まぁよく考えてみても、根も葉もない想像であるからして、これぐらいでやめておこう。
二巻か、三巻で呉用が死ぬのではないか、と書いたけれどそんなことはなかった。
呉用がこれからどうなっていくのかも非常に気になるところである。しかし、一番予想外だったのはやはり方臘だろう。
「おまえは、俺の息子だ」
「はい」
「だから、教えてやっている。死ななければならない、理由をな」
「えっ」
方臘が、方天定に歩み寄った。次の瞬間、方天定の首は宙を舞い、階に落ちて転がった。
ゲェー! 息子を殺しやがった。このへんがこええところだよな、中国の常識。子が親を敬うのは当然として親は別に子どものことを好きにしていいっていうそういう感じのあれが。それでも殺すとは思わんかった・・・。
大抵こういうやつがだんだん火種になっていくのに、それを殺してしまうとは。そういう決断力というか描写を含めて、方臘のキャラ付がだんだん凄まじいものになっていく。呉用が方臘に心酔するのも時間の問題か、それとも武松が間に合うのか、楽しみだ。最期の言葉が えっ ってのもかわいそうな話だよな・・。
まさかこんなにでかくなっていくとは思わなかった。そして聞煥章の新しい国を作ろうというその思いのほかでかかった野望にびっくりだわさ。てっきり李富にかわって青蓮寺のトップに躍り出ようとかいうぐらいの事だと思っていたのに、さすがにタダじゃ終わらせないか聞煥章。聞煥章と扈三娘の長い長い長い伏線はいったいどうなるのだろうか。

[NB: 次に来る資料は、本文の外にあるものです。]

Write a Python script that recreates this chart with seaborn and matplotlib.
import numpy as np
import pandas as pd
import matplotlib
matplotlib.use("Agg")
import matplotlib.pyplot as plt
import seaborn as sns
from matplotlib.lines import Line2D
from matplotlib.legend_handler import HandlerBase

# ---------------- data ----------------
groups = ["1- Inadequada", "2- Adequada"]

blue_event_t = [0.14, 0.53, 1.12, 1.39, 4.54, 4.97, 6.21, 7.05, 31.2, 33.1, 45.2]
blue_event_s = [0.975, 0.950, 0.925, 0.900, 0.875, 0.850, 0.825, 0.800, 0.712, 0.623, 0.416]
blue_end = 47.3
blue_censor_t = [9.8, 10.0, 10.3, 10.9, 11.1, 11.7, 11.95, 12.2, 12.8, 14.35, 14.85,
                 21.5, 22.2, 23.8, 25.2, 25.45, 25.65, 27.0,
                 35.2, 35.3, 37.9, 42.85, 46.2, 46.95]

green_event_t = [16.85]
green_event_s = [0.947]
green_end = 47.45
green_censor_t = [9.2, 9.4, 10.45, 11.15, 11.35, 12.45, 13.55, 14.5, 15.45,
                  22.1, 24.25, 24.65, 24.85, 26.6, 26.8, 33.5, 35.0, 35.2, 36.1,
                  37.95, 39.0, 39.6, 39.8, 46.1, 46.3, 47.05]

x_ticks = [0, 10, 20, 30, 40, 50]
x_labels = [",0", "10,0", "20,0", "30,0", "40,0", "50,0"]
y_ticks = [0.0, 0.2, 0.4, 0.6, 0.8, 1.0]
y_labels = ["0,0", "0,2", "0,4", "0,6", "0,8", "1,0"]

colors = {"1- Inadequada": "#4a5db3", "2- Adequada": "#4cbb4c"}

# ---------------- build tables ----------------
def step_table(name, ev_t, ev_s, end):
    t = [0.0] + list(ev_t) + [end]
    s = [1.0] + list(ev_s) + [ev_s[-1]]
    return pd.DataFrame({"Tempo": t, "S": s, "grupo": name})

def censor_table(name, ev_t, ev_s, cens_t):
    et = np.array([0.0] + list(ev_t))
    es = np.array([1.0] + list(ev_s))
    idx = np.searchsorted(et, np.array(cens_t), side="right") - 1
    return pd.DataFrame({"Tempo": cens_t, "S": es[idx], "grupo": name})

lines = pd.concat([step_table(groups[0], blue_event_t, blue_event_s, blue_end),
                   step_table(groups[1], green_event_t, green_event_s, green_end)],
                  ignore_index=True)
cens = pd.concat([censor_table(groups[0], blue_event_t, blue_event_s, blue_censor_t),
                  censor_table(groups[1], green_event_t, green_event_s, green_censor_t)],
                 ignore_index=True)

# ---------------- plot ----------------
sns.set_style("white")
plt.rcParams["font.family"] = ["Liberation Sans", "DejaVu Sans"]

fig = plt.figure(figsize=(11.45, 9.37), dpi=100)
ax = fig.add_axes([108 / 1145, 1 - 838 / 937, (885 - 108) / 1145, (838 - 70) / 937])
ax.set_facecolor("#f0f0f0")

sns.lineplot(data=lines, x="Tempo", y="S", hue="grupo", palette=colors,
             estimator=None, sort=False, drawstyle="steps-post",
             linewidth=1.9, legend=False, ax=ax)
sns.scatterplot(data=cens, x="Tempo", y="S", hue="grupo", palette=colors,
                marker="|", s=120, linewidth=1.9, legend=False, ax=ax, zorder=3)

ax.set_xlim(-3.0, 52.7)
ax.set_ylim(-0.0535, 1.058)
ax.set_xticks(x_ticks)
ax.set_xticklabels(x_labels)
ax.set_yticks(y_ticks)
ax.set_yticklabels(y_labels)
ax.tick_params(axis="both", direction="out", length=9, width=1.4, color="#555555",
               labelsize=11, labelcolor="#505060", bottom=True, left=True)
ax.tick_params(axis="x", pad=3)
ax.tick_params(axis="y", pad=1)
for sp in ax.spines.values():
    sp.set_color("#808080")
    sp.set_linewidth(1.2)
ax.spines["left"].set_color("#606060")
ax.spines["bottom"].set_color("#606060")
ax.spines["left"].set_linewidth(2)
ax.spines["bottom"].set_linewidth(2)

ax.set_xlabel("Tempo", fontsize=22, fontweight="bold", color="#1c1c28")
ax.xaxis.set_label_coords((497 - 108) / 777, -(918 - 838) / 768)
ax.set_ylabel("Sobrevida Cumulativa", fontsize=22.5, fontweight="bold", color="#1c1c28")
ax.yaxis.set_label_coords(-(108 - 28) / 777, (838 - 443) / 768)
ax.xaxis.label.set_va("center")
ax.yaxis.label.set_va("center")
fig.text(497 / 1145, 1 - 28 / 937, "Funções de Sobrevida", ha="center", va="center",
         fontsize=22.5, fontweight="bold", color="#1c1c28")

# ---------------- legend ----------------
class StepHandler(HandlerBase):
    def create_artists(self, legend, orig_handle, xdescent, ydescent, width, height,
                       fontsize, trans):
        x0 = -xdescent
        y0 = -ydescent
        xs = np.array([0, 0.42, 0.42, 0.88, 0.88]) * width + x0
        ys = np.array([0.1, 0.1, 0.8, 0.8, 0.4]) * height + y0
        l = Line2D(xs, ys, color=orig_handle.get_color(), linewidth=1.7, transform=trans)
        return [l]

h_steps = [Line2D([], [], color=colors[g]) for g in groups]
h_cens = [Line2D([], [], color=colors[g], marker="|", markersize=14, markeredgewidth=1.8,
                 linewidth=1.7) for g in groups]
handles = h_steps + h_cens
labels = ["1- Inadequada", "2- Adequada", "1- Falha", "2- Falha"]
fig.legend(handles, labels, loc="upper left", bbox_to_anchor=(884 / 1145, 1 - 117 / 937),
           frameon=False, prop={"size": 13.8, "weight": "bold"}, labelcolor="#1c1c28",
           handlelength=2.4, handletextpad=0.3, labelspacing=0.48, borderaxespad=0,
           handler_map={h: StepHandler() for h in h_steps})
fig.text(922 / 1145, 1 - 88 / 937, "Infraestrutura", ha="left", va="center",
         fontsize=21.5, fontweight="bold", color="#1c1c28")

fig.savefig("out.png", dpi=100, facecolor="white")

楊令が子午山に戻っていったときの話が非常に泣ける。というか子午山の場面になると本当に心が洗われるような気分になる。誰がいってもそこに行けば精神も体も鍛えられるという、それでいて世間の毒々しさもない。あるいみ天国といっていいようなところだからだろうか。
「この山から、降りるのではなかった。何度も、そう思ったのでしょうね。しかし、おまえはいつも、ひとりであってひとりではなかった。おまえはそれを、受け入れたはずです。思いだしますよ、おまえが一度だけ、私に語ってくれた事を。肌身離さず持っていたもののことを」
「王母様」
「持っていますか、いまも?」
「はい」
楊令の手が、襟の中に入った。出てきた掌の上に、小さな袋がひとつ載っている。
鄭天寿!! お前の死は無駄死になんかじゃないぞおおおお。山田を見返してやったな!
ところで、鄭天寿、いい味を出しました。小者に急に正確づけが始まると末期も近いという読み方のいやらしさ。七人目の犠牲者であります。小説史上に残る犬死にであります。
山田とはこのセリフを言った編集者
鄭天寿犬死じゃなくてよかったなぁ。やはり過去があるというのは面白い。どのキャラクターにも過去がある。しかし実際のところ、死に方だけをみたら完全なる犬死にである。あれほどサクっと死んだのはやはり鄭天寿だけだろうな。サクっと死んだって意味わからんが・・・。
「宋江殿より託されたこの旗は、聚義庁の入口に掲げる。長く、苦しい闘いが続く。その闘いのすべてを、この旗が見守るだろう。この旗にむかって、恥じること無き自分であろう、と私は思う」
また、声があがった。
聚義庁の屋根に、『替天行道』と大書した、真新しい大きな旗が掲げられた。
ついに楊令きた!!!これで勝つる!
楊令伝で、キャラクターが死んでいった者たちの事を思い出して語る場面があるたびに、その場面を思い出して涙が出てくる。鄭天寿のように、早くに死んでいった人たちも思い返すから反則である。そしてついに旗があがった。やはりこっからどんぱちかね。動きだすのかね、物語が。非常に楽しみである。